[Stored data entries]
○ ○ ○
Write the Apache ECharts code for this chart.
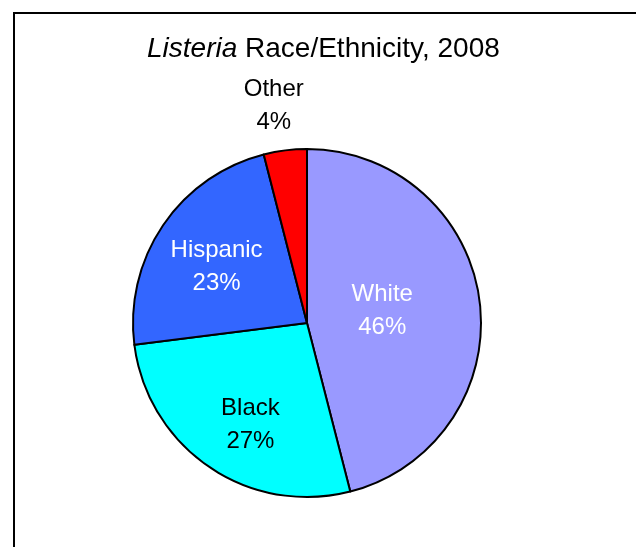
<!DOCTYPE html>
<html>
<head>
<meta charset="utf-8">
<script src="https://cdn.jsdelivr.net/npm/echarts@6/dist/echarts.min.js"></script>
<style>html,body{margin:0;padding:0;background:#fff}#c{width:636px;height:547px}</style>
</head>
<body>
<div id="c"></div>
<script>
const categories = ['White', 'Black', 'Hispanic', 'Other'];
const values = [46, 27, 23, 4];
const titleYear = '2008';

const sliceColors = ['#9999FF', '#00FFFF', '#3366FF', '#FF0000'];
const labelColors = ['#FFFFFF', '#000000', '#FFFFFF', '#000000'];
const labelShift = [[-14, -1], [-6, 27], [-16, -6], [-22, -128]];
const FONT = '"Liberation Sans", Arial, sans-serif';

const chart = echarts.init(document.getElementById('c'), null, {renderer: 'canvas'});
chart.setOption({
  backgroundColor: '#fff',
  animation: false,
  title: {
    text: '{it|Listeria} Race/Ethnicity, ' + titleYear,
    left: 147, top: 35,
    padding: 0,
    textStyle: {
      fontFamily: FONT, fontSize: 28, fontWeight: 'normal', color: '#000',
      rich: { it: { fontFamily: FONT, fontSize: 28, fontStyle: 'italic', color: '#000' } }
    }
  },
  graphic: [{
    type: 'rect', silent: true, z: -1,
    shape: {x: 14, y: 13, width: 700, height: 700},
    style: {fill: 'none', stroke: '#000', lineWidth: 2}
  }],
  series: [{
    type: 'pie',
    center: [307, 323],
    radius: 174,
    startAngle: 90,
    clockwise: true,
    avoidLabelOverlap: false,
    itemStyle: {borderColor: '#000', borderWidth: 2},
    label: {
      position: 'inside',
      formatter: '{b}\n{d}%',
      fontFamily: FONT, fontSize: 24, lineHeight: 33
    },
    labelLine: {show: false},
    emphasis: {disabled: true},
    labelLayout: function (p) {
      const s = labelShift[p.dataIndex];
      return {dx: s[0], dy: s[1]};
    },
    data: categories.map((c, i) => ({
      name: c, value: values[i],
      itemStyle: {color: sliceColors[i]},
      label: {color: labelColors[i]}
    }))
  }]
});
</script>
</body>
</html>
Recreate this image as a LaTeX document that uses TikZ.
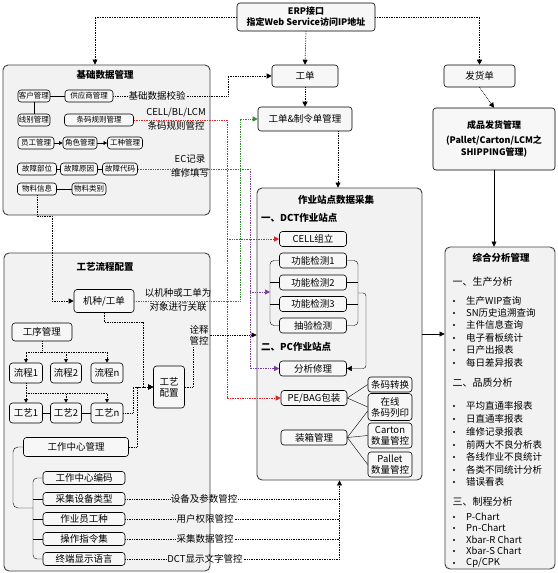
○ ○ ○
Do this =
Output the records above exactly; leave out the pictures.

The output =
Write the Apache ECharts code for this chart.
<!DOCTYPE html>
<html>
<head>
<meta charset="utf-8">
<script src="https://cdn.jsdelivr.net/npm/echarts@6/dist/echarts.min.js"></script>
<style>html,body{margin:0;padding:0;background:#fff}#c{width:636px;height:547px}</style>
</head>
<body>
<div id="c"></div>
<script>
const categories = ['White', 'Black', 'Hispanic', 'Other'];
const values = [46, 27, 23, 4];
const titleYear = '2008';

const sliceColors = ['#9999FF', '#00FFFF', '#3366FF', '#FF0000'];
const labelColors = ['#FFFFFF', '#000000', '#FFFFFF', '#000000'];
const labelShift = [[-14, -1], [-6, 27], [-16, -6], [-22, -128]];
const FONT = '"Liberation Sans", Arial, sans-serif';

const chart = echarts.init(document.getElementById('c'), null, {renderer: 'canvas'});
chart.setOption({
  backgroundColor: '#fff',
  animation: false,
  title: {
    text: '{it|Listeria} Race/Ethnicity, ' + titleYear,
    left: 147, top: 35,
    padding: 0,
    textStyle: {
      fontFamily: FONT, fontSize: 28, fontWeight: 'normal', color: '#000',
      rich: { it: { fontFamily: FONT, fontSize: 28, fontStyle: 'italic', color: '#000' } }
    }
  },
  graphic: [{
    type: 'rect', silent: true, z: -1,
    shape: {x: 14, y: 13, width: 700, height: 700},
    style: {fill: 'none', stroke: '#000', lineWidth: 2}
  }],
  series: [{
    type: 'pie',
    center: [307, 323],
    radius: 174,
    startAngle: 90,
    clockwise: true,
    avoidLabelOverlap: false,
    itemStyle: {borderColor: '#000', borderWidth: 2},
    label: {
      position: 'inside',
      formatter: '{b}\n{d}%',
      fontFamily: FONT, fontSize: 24, lineHeight: 33
    },
    labelLine: {show: false},
    emphasis: {disabled: true},
    labelLayout: function (p) {
      const s = labelShift[p.dataIndex];
      return {dx: s[0], dy: s[1]};
    },
    data: categories.map((c, i) => ({
      name: c, value: values[i],
      itemStyle: {color: sliceColors[i]},
      label: {color: labelColors[i]}
    }))
  }]
});
</script>
</body>
</html>
Recreate this image as a LaTeX document that uses TikZ.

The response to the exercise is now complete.